23 January 2020
Profile Books and Aitken Alexander are delighted to announce Peter Riley as winner of the inaugural Profile Aitken Alexander Non-Fiction Prize for the best debut trade non-fiction proposal from an academic.
Peter Riley’s winning proposal, Strandings—for a book about beached whales and the remarkable people whose secret lives revolve around them—earns him a £25,000 publishing contract with Profile Books and representation by Aitken Alexander Associates literary agency.
“I entered this prize because I was interested in speaking to a broader audience than conventional academic publishing usually allows,” says Riley; “being shortlisted for this prize was brilliant enough; winning it has been life-changing.” A literary academic and Melville scholar at The University of Exeter, Riley has been on the trail of the mysterious whale scavengers since an unforgettable encounter in his teens.
“Strandings wasn’t at all the sort of thing we thought we would find when we launched the prize,” says Ed Lake, Editorial Director at Profile Books. “Peter is a Melville expert, and in Strandings, with its wild cast of characters, oblique political meditations and sense of the absurd, he channels a very Melvillian spirit. But this is a strange and bold take on contemporary nature writing, and it emerges from a lifelong personal obsession as much as it does from Peter’s scholarly interests. The one thing we were clear about was that his story and his writing were just extraordinary.”
Chris Wellbelove said: “Strandings is on the one hand about British eccentricity, but on the other is about ideas that are universal: obsession, our connection with the animal world, and the plight of our oceans and the creatures that inhabit them. We can’t wait to share it with readers and publishers all over the world.”
Lake and Wellbelove, alongside Matthew Reisz, Books Editor at Times Higher Education, historian and professor Margaret MacMillan and mathematician and author Eugenia Cheng, selected Riley’s proposal from more than eighty entries submitted from academics across the UK and internationally, writing on subjects ranging from the uses of graphene to the history of Fire Island.
Scholar Claire Horn’s Eve, a proposal about the likely social ramifications of artificial human gestation, was highly commended by the judges.
The 2020 Profile Aitken Alexander Non-Fiction Prize
Owing to Covid-19 restrictions, the deadline for the Profile Aitken Alexander Nonfiction Prize has been extended to June 30, 2020. The prize was set up to encourage popular writing from expert voices. It offers a £25,000 publishing contract to the author of the best trade nonfiction proposal, as determined by a panel of judges.

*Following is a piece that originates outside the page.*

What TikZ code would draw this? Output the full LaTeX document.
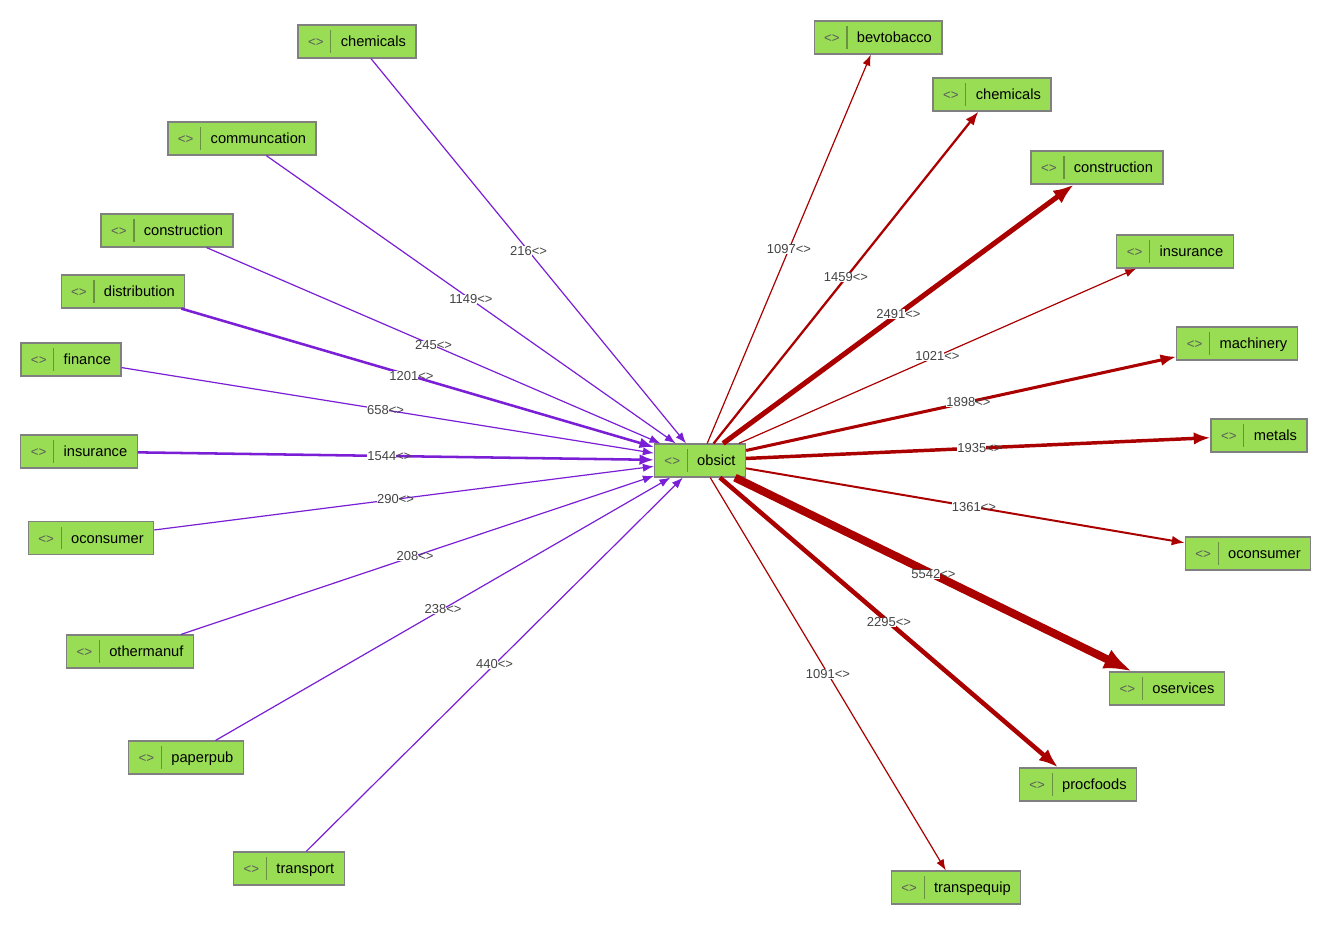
\documentclass[tikz,border=0pt]{standalone}
\usepackage{fontspec}
\setmainfont{Liberation Sans}
\usetikzlibrary{arrows.meta,calc}
\definecolor{nodegreen}{RGB}{153,221,85}
\definecolor{nodeborder}{RGB}{128,128,128}
\definecolor{icongray}{RGB}{90,90,90}
\definecolor{divgray}{RGB}{105,145,65}
\definecolor{purp}{RGB}{122,31,214}
\definecolor{redd}{RGB}{170,0,0}
\definecolor{lblgray}{RGB}{68,68,68}
\newcommand\nd[1]{{\color{icongray}\fontsize{10}{10}\selectfont<>}\hspace{5pt}{\color{divgray}\vrule width 0.9pt height 12.5pt depth 4.5pt}\hspace{7pt}#1}
\newcommand\lb[1]{{\fboxsep=0pt\colorbox{white}{#1}}<>}
\tikzset{
  box/.style={draw=nodeborder, line width=0.9pt, fill=nodegreen, rectangle, inner xsep=7.5pt, inner ysep=0pt, minimum height=24.75pt, font=\fontsize{11}{11}\selectfont},
  lbl/.style={inner sep=0pt, text=lblgray, font=\fontsize{9.75}{10}\selectfont},
  pe/.style={draw=purp, -{Latex[length=6pt 2.5]}},
  re/.style={draw=redd, -{Latex[length=6pt 2.5]}},
}
\begin{document}
\begin{tikzpicture}[x=0.75pt,y=-0.75pt]
\useasboundingbox[fill=white] (0,0) rectangle (1334,926);
% center
\node[box] (C) at (700,460.5) {\nd{obsict}};
% left nodes
\node[box] (L1) at (357,41.5) {\nd{chemicals}};
\node[box] (L2) at (242,138.5) {\nd{communcation}};
\node[box] (L3) at (167,230.5) {\nd{construction}};
\node[box] (L4) at (123,291.5) {\nd{distribution}};
\node[box] (L5) at (71,359.5) {\nd{finance}};
\node[box] (L6) at (79,451.5) {\nd{insurance}};
\node[box] (L7) at (91,538) {\nd{oconsumer}};
\node[box] (L8) at (130,651.5) {\nd{othermanuf}};
\node[box] (L9) at (186,757.5) {\nd{paperpub}};
\node[box] (L10) at (289,868.5) {\nd{transport}};
% right nodes
\node[box] (R1) at (878,37.5) {\nd{bevtobacco}};
\node[box] (R2) at (992,94.5) {\nd{chemicals}};
\node[box] (R3) at (1097,167.5) {\nd{construction}};
\node[box] (R4) at (1175,251.5) {\nd{insurance}};
\node[box] (R5) at (1237,343.5) {\nd{machinery}};
\node[box] (R6) at (1259,435.5) {\nd{metals}};
\node[box] (R7) at (1248,553.5) {\nd{oconsumer}};
\node[box] (R8) at (1167,688.5) {\nd{oservices}};
\node[box] (R9) at (1078,784.5) {\nd{procfoods}};
\node[box] (R10) at (956,887.5) {\nd{transpequip}};
% purple edges
\draw[pe, line width=0.9pt] (L1) -- (C);
\draw[pe, line width=0.9pt] (L2) -- (C);
\draw[pe, line width=0.9pt] (L3) -- (C);
\draw[pe, line width=1.9pt] (L4) -- (C);
\draw[pe, line width=0.9pt] (L5) -- (C);
\draw[pe, line width=1.9pt] (L6) -- (C);
\draw[pe, line width=0.9pt] (L7) -- (C);
\draw[pe, line width=0.9pt] (L8) -- (C);
\draw[pe, line width=0.9pt] (L9) -- (C);
\draw[pe, line width=0.9pt] (L10) -- (C);
% red edges
\draw[re, line width=0.9pt] (C) -- (R1);
\draw[re, line width=1.7pt] (C) -- (R2);
\draw[re, line width=3.8pt] (C) -- (R3);
\draw[re, line width=0.9pt] (C) -- (R4);
\draw[re, line width=2.3pt] (C) -- (R5);
\draw[re, line width=2.6pt] (C) -- (R6);
\draw[re, line width=1.5pt] (C) -- (R7);
\draw[re, line width=6pt] (C) -- (R8);
\draw[re, line width=3.4pt] (C) -- (R9);
\draw[re, line width=0.9pt] (C) -- (R10);
% labels
\node[lbl] (t1) at ($(L1)!0.5!(C)$) {\lb{216}};
\node[lbl] (t2) at ($(L2)!0.5!(C)$) {\lb{1149}};
\node[lbl] (t3) at ($(L3)!0.5!(C)$) {\lb{245}};
\node[lbl] (t4) at ($(L4)!0.5!(C)$) {\lb{1201}};
\node[lbl] (t5) at ($(L5)!0.5!(C)$) {\lb{658}};
\node[lbl] (t6) at ($(L6)!0.5!(C)$) {\lb{1544}};
\node[lbl] (t7) at ($(L7)!0.5!(C)$) {\lb{290}};
\node[lbl] (t8) at ($(L8)!0.5!(C)$) {\lb{208}};
\node[lbl] (t9) at ($(L9)!0.5!(C)$) {\lb{238}};
\node[lbl] (t10) at ($(L10)!0.5!(C)$) {\lb{440}};
\node[lbl] (u1) at ($(R1)!0.5!(C)$) {\lb{1097}};
\node[lbl] (u2) at ($(R2)!0.5!(C)$) {\lb{1459}};
\node[lbl] (u3) at ($(R3)!0.5!(C)$) {\lb{2491}};
\node[lbl] (u4) at ($(R4)!0.5!(C)$) {\lb{1021}};
\node[lbl] (u5) at ($(R5)!0.5!(C)$) {\lb{1898}};
\node[lbl] (u6) at ($(R6)!0.5!(C)$) {\lb{1935}};
\node[lbl] (u7) at ($(R7)!0.5!(C)$) {\lb{1361}};
\node[lbl] (u8) at ($(R8)!0.5!(C)$) {\lb{5542}};
\node[lbl] (u9) at ($(R9)!0.5!(C)$) {\lb{2295}};
\node[lbl] (u10) at ($(R10)!0.5!(C)$) {\lb{1091}};
\end{tikzpicture}
\end{document}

The competition is open to those with a PhD or an equivalent qualification, graduate-level lecturers in a University or College, and senior researchers at an institute or think-tank. The submission must be for an author’s first trade non-fiction book and must be focused on an area in which the entrant holds a post-graduate qualification. Submissions must be written in English and take the form of a 3,000-4,000 word outline or essay setting out the intended subject, argument and approach for a non-fiction trade book. The closing date for entries is June 30, 2020, and the winner and three runners-up will be selected by a panel of judges.
The inaugural 2019 prize went to Peter Riley’s Strandings, a proposed work of literary nonfiction about whale strandings. “I entered this prize because I was interested in speaking to a broader audience than conventional academic publishing usually allows,” said Riley, a literary academic and Melville scholar at the University of Exeter. “Being shortlisted for this prize was brilliant enough; winning it has been life-changing.”
To enter, please email your proposal in Word format to: [email protected]
Further details here.
Full terms and conditions of the prize
1) Eligibility
- The competition is only open to those with a PhD or an equivalent qualification, graduate-level lecturers in a University or College, and senior researchers at an institute or think tank.
- Submissions must be focused on a subject in which the submitter holds a post-graduate qualification.
- The submission must be for the author’s first trade non-fiction book. Submitters who have been previously published trade non-fiction in their field will not be eligible.
- The decision of the Prize Judges as to whether a work is eligible shall be final and binding.
2) Submission Format
- The submission should take the form of a 3,000-4,000 word outline or essay setting out the intended subject, argument and approach for a non-fiction trade book.
- The authors of the three best submissions as determined by the panel of prize judges will receive guidance from agents at Aitken Alexander, either in person in London or by phone, to produce an expanded book proposal. The best proposal as determined by the judges will receive a £25,000 advance and a publishing agreement with Profile Books, care of Aitken Alexander Associates.
3) Rules of Entry (how to submit a proposal)
- [email protected]
- Proposals must be written in the English language.
- Proposals must be submitted directly by the author.
- Proposals may have no more than two authors.
- Only one proposal may be entered by each author.
- Proposals must be submitted by June 30, 2020.
4) Conditions of the Prize
- Profile Books retains the right of first refusal to publish every submission, which persists until the announcement of the winner.
- Any publication agreement entered into as a result of the prize may only be cancelled in accordance with normal warranties as set out in the contract.
- Any offers of publication will include all rights including audio, eBook, and translation.